Estelle Haan is the UK's most eminent neo-Latinist. Her books with the APS on Milton (From Academia to Amicitia, Transactions 88, part 6) and Addison (Vergilius Redivivus, Transactions 95, part 2) are both important contributions to our knowledge of those authors, and their scholarship is presented in a way that accommodates the growing number of specialists who do not read Latin. Much of the content of this study is entirely new, and it is written in a way that will make it accessible to non-Latinists. The connections with English-language poets that Professor Haan adduces page after page will be a very considerable resource for students of vernacular poetry.
Gordon Campbell, Professor of Renaissance Literature, University of Leicester.


I have long thought that a modern study of Vincent Bourne was very much needed, and am greatly pleased that one has now been written.
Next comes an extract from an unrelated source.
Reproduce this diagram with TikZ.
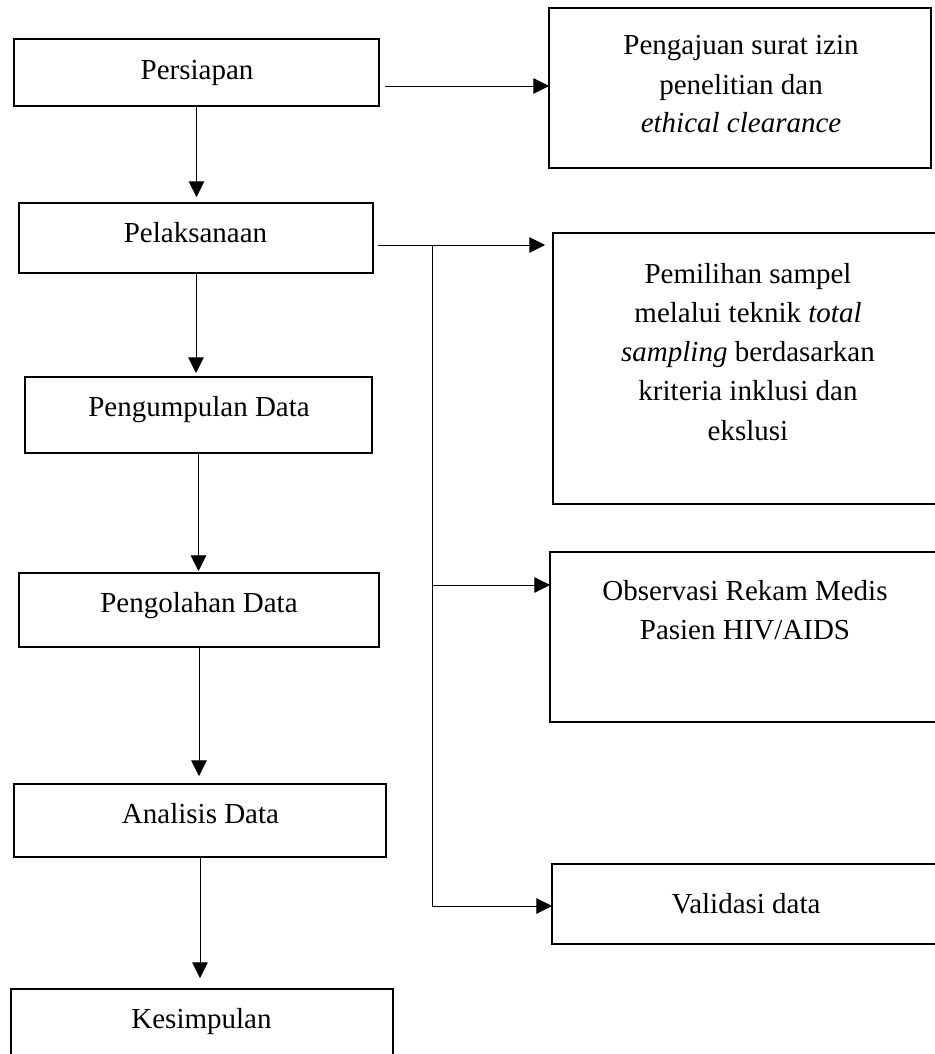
\documentclass[tikz,border=0pt]{standalone}
\usepackage{fontspec}
\setmainfont{Liberation Serif}
\usetikzlibrary{arrows.meta,calc}
\begin{document}
\begin{tikzpicture}[x=0.5pt,y=-0.5pt,
  box/.style={draw=black,line width=0.75pt,inner sep=0pt,outer sep=0pt,rectangle},
  txt/.style={anchor=base,inner sep=0pt,font=\fontsize{14.5pt}{19.7pt}\selectfont},
  conn/.style={draw=black,line width=0.45pt},
  arr/.style={conn,-{Triangle[length=7.8pt,width=7.8pt]}}]
\useasboundingbox (0,0) rectangle (935,1054);
% left column boxes
\node[box,minimum width=182.5pt,minimum height=33.5pt] (persiapan) at (196.5,72.5) {};
\node[box,minimum width=177pt,minimum height=35pt] (pelaksanaan) at (196,238) {};
\node[box,minimum width=173.5pt,minimum height=38pt] (pengumpulan) at (198.5,415) {};
\node[box,minimum width=180pt,minimum height=37pt] (pengolahan) at (199,610) {};
\node[box,minimum width=186pt,minimum height=36.5pt] (analisis) at (200,820.5) {};
\node[box,minimum width=191pt,minimum height=40.5pt] (kesimpulan) at (202,1029.5) {};
% right column boxes
\node[box,minimum width=191pt,minimum height=80pt] (pengajuan) at (740,88) {};
\node[box,minimum width=196pt,minimum height=135.5pt] (pemilihan) at (749,368.5) {};
\node[box,minimum width=197.5pt,minimum height=85pt] (observasi) at (747.5,637) {};
\node[box,minimum width=196.5pt,minimum height=40pt] (validasi) at (748.5,904) {};
% texts
\node[txt] (tpersiapan) at (197,80) {Persiapan};
\node[txt] (tpelaksanaan) at (195.5,242) {Pelaksanaan};
\node[txt] (tpengumpulan) at (199,416) {Pengumpulan Data};
\node[txt] (tpengolahan) at (199,612) {Pengolahan Data};
\node[txt] (tanalisis) at (200.5,823) {Analisis Data};
\node[txt] (tkesimpulan) at (201.5,1028) {Kesimpulan};
\node[txt] (tpengajuanA) at (741,55) {Pengajuan surat izin};
\node[txt] (tpengajuanB) at (741,95) {penelitian dan};
\node[txt] (tpengajuanC) at (741,133) {\itshape ethical clearance};
\node[txt] (tpemilihanA) at (748,283) {Pemilihan sampel};
\node[txt] (tpemilihanB) at (748,322) {melalui teknik \textit{total}};
\node[txt] (tpemilihanC) at (748,361) {\textit{sampling} berdasarkan};
\node[txt] (tpemilihanD) at (748,400) {kriteria inklusi dan};
\node[txt] (tpemilihanE) at (748,440) {ekslusi};
\node[txt] (tobservasiA) at (745,600) {Observasi Rekam Medis};
\node[txt] (tobservasiB) at (745,639) {Pasien HIV/AIDS};
\node[txt] (tvalidasi) at (746,913) {Validasi data};
% vertical arrows
\draw[arr] (persiapan.south) -- ($(persiapan.south |- pelaksanaan.north)+(0,-6)$);
\draw[arr] (pelaksanaan.south) -- ($(pelaksanaan.south |- pengumpulan.north)+(0,-4)$);
\draw[arr] (pengumpulan.south) -- ($(pengumpulan.south |- pengolahan.north)+(0,-2)$);
\draw[arr] (pengolahan.south) -- ($(pengolahan.south |- analisis.north)+(0,-8)$);
\draw[arr] (analisis.south) -- ($(analisis.south |- kesimpulan.north)+(0,-11)$);
% horizontal connectors
\coordinate (pstart) at ($(persiapan.east)+(6,13.5)$);
\draw[arr] (pstart) -- (pengajuan.west |- pstart);
\coordinate (jtop) at (432,245);
\coordinate (jobs) at (432,585);
\coordinate (jval) at (432,906);
\draw[arr] ($(pelaksanaan.east |- jtop)+(5,0)$) -- ($(pemilihan.west |- jtop)+(-8,0)$);
\draw[conn] (jtop) -- (jval);
\draw[arr] (jobs) -- (observasi.west |- jobs);
\draw[arr] (jval) -- (validasi.west |- jval);
\end{tikzpicture}
\end{document}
Estelle Haan offers a thoughtful and sensitive study that has remarkable depth. She capitalizes on the familiarity with other eighteenth-century English poets about whom she has previously written (Cowper, Gray, and most recently Addison) and she makes use of contempoary literary theory without becoming dependent on any single approach or disfiguring her writing with critical jargon. This work will, one hopes, provoke further research into Bourne and his poetry.
Dana F. Sutton, Professor Emeritus of Classics, The University of California, Irvine.